=== GIVEN TASK ===
Find each line with the word "React" and copy it.

>> Start DATASET CONTENT

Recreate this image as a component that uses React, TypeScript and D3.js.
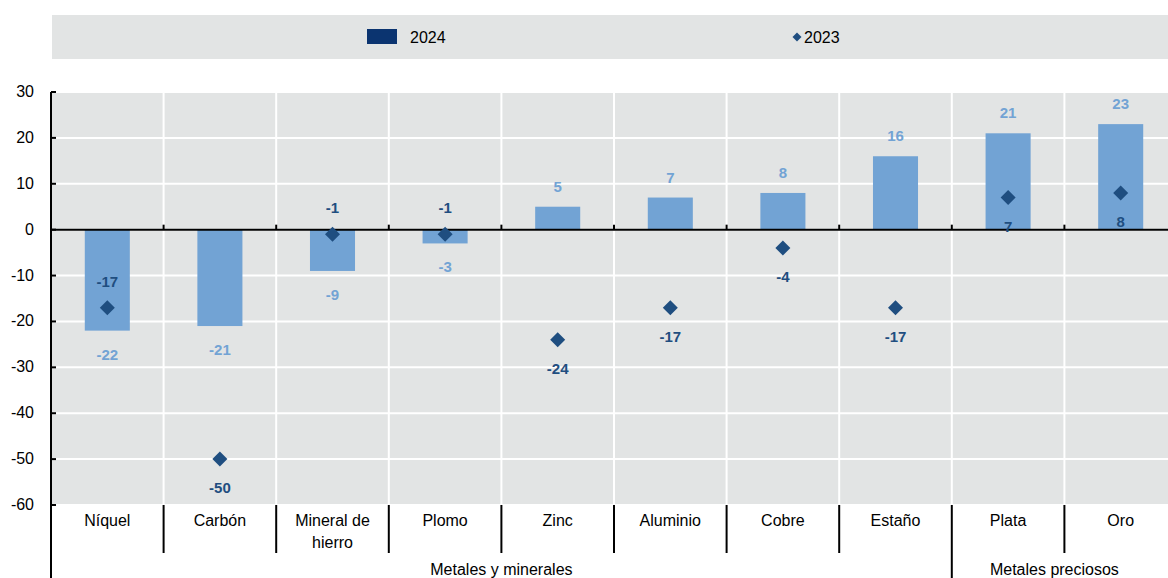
import React from "react";
import * as d3 from "d3";

const categories = ["Níquel", "Carbón", "Mineral de hierro", "Plomo", "Zinc", "Aluminio", "Cobre", "Estaño", "Plata", "Oro"];
const values2024 = [-22, -21, -9, -3, 5, 7, 8, 16, 21, 23];
const values2023 = [-17, -50, -1, -1, -24, -17, -4, -17, 7, 8];
const label2023Above = [true, false, true, true, false, false, false, false, false, false];
const yTicks = [30, 20, 10, 0, -10, -20, -30, -40, -50, -60];
const groups = [
  { name: "Metales y minerales", start: 0, end: 8 },
  { name: "Metales preciosos", start: 8, end: 10 },
];
const seriesNames = ["2024", "2023"];

const W = 1168, H = 578;
const left = 51, right = 1177, top = 92, bottom = 505;
const FONT = "'Liberation Sans Narrow', 'Arial Narrow', 'Liberation Sans', Arial, sans-serif";
const BAR = "#72A3D4";
const DIA = "#1F4E80";
const GREY = "#E2E4E4";

const diamondPath = (r: number) => {
  const p = d3.path();
  p.moveTo(0, -r);
  p.lineTo(r, 0);
  p.lineTo(0, r);
  p.lineTo(-r, 0);
  p.closePath();
  return p.toString();
};

export default function App() {
  const x = d3.scaleBand<string>().domain(categories).range([left, right]).paddingInner(0.6).paddingOuter(0.3);
  const xb = d3.scaleBand<string>().domain(categories).range([left, right]);
  const y = d3.scaleLinear().domain([-60, 30]).range([bottom, top]);
  const step = xb.step();
  const diamond = diamondPath(7.5);

  return (
    <div style={{ position: "absolute", left: 0, top: 0 }}>
      <svg width={W} height={H} style={{ display: "block", fontFamily: FONT }}>
        <rect x={0} y={0} width={W} height={H} fill="#fff" />
        {/* legend */}
        <rect x={52} y={15} width={W - 52} height={44} fill={GREY} />
        <rect x={367} y={29} width={30} height={15} fill="#0B3470" />
        <text x={410} y={43} fontSize={16} fill="#000">{seriesNames[0]}</text>
        <path d={diamondPath(4.5)} transform="translate(797,37)" fill={DIA} />
        <text x={804} y={43} fontSize={16} fill="#000">{seriesNames[1]}</text>

        {/* plot background */}
        <rect x={left} y={top} width={right - left} height={bottom - top} fill={GREY} />
        {yTicks.map((t) => (
          <line key={"g" + t} x1={left} x2={right} y1={y(t)} y2={y(t)} stroke="#fff" strokeWidth={2} />
        ))}
        {categories.slice(1).map((c) => (
          <line key={"v" + c} x1={xb(c)!} x2={xb(c)!} y1={top} y2={bottom} stroke="#fff" strokeWidth={2} />
        ))}

        {/* bars */}
        {categories.map((c, i) => (
          <rect key={"b" + c} x={x(c)!} width={x.bandwidth()} y={y(Math.max(0, values2024[i]))}
            height={Math.abs(y(values2024[i]) - y(0))} fill={BAR} />
        ))}

        {/* zero line */}
        <line x1={left} x2={right} y1={y(0)} y2={y(0)} stroke="#000" strokeWidth={2} />
        {categories.slice(1).map((c) => (
          <line key={"zt" + c} x1={xb(c)!} x2={xb(c)!} y1={y(0)} y2={y(0) - 5} stroke="#000" strokeWidth={2} />
        ))}

        {/* bar labels */}
        {categories.map((c, i) => {
          const v = values2024[i];
          const cx = x(c)! + x.bandwidth() / 2;
          const ty = v >= 0 ? y(v) - 15 : y(v) + 29;
          return (
            <text key={"bl" + c} x={cx} y={ty} textAnchor="middle" fontSize={15} fill={BAR} fontWeight="bold">{v}</text>
          );
        })}

        {/* diamonds */}
        {categories.map((c, i) => {
          const cx = x(c)! + x.bandwidth() / 2;
          const cy = y(values2023[i]);
          return <path key={"d" + c} d={diamond} transform={`translate(${cx},${cy})`} fill={DIA} />;
        })}
        {categories.map((c, i) => {
          const cx = x(c)! + x.bandwidth() / 2;
          const cy = y(values2023[i]);
          const ty = label2023Above[i] ? cy - 21 : cy + 34;
          return (
            <text key={"dl" + c} x={cx} y={ty} textAnchor="middle" fontSize={15} fill={DIA} fontWeight="bold">{values2023[i]}</text>
          );
        })}

        {/* y axis */}
        <line x1={left} x2={left} y1={top} y2={H} stroke="#000" strokeWidth={2} />
        {yTicks.map((t) => (
          <g key={"t" + t}>
            <line x1={left} x2={left + 5} y1={y(t)} y2={y(t)} stroke="#000" strokeWidth={2} />
            <text x={34} y={y(t) + 5} textAnchor="end" fontSize={16} fill="#000">{t}</text>
          </g>
        ))}

        {/* category axis */}
        {categories.slice(1).map((c, i) => {
          const isGroupBoundary = groups.some((g) => g.start === i + 1);
          return (
            <line key={"s" + c} x1={xb(c)!} x2={xb(c)!} y1={bottom} y2={isGroupBoundary ? H : 553} stroke="#000" strokeWidth={2} />
          );
        })}
        {categories.map((c) => {
          const cx = xb(c)! + step / 2;
          const words = c === "Mineral de hierro" ? ["Mineral de", "hierro"] : [c];
          return (
            <text key={"cl" + c} x={cx} y={526} textAnchor="middle" fontSize={16} fill="#000">
              {words.map((w, k) => (
                <tspan key={k} x={cx} dy={k === 0 ? 0 : 22}>{w}</tspan>
              ))}
            </text>
          );
        })}
        {groups.map((g) => {
          const x0 = xb(categories[g.start])!;
          const x1 = g.end >= categories.length ? right : xb(categories[g.end])!;
          return (
            <text key={g.name} x={(x0 + x1) / 2 - (g.end >= categories.length ? 10 : 0)} y={575} textAnchor="middle" fontSize={16} fill="#000">{g.name}</text>
          );
        })}
      </svg>
    </div>
  );
}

>> End DATASET CONTENT

=== EXPECTED ANSWER ===
Recreate this image as a component that uses React, TypeScript and D3.js.
import React from "react";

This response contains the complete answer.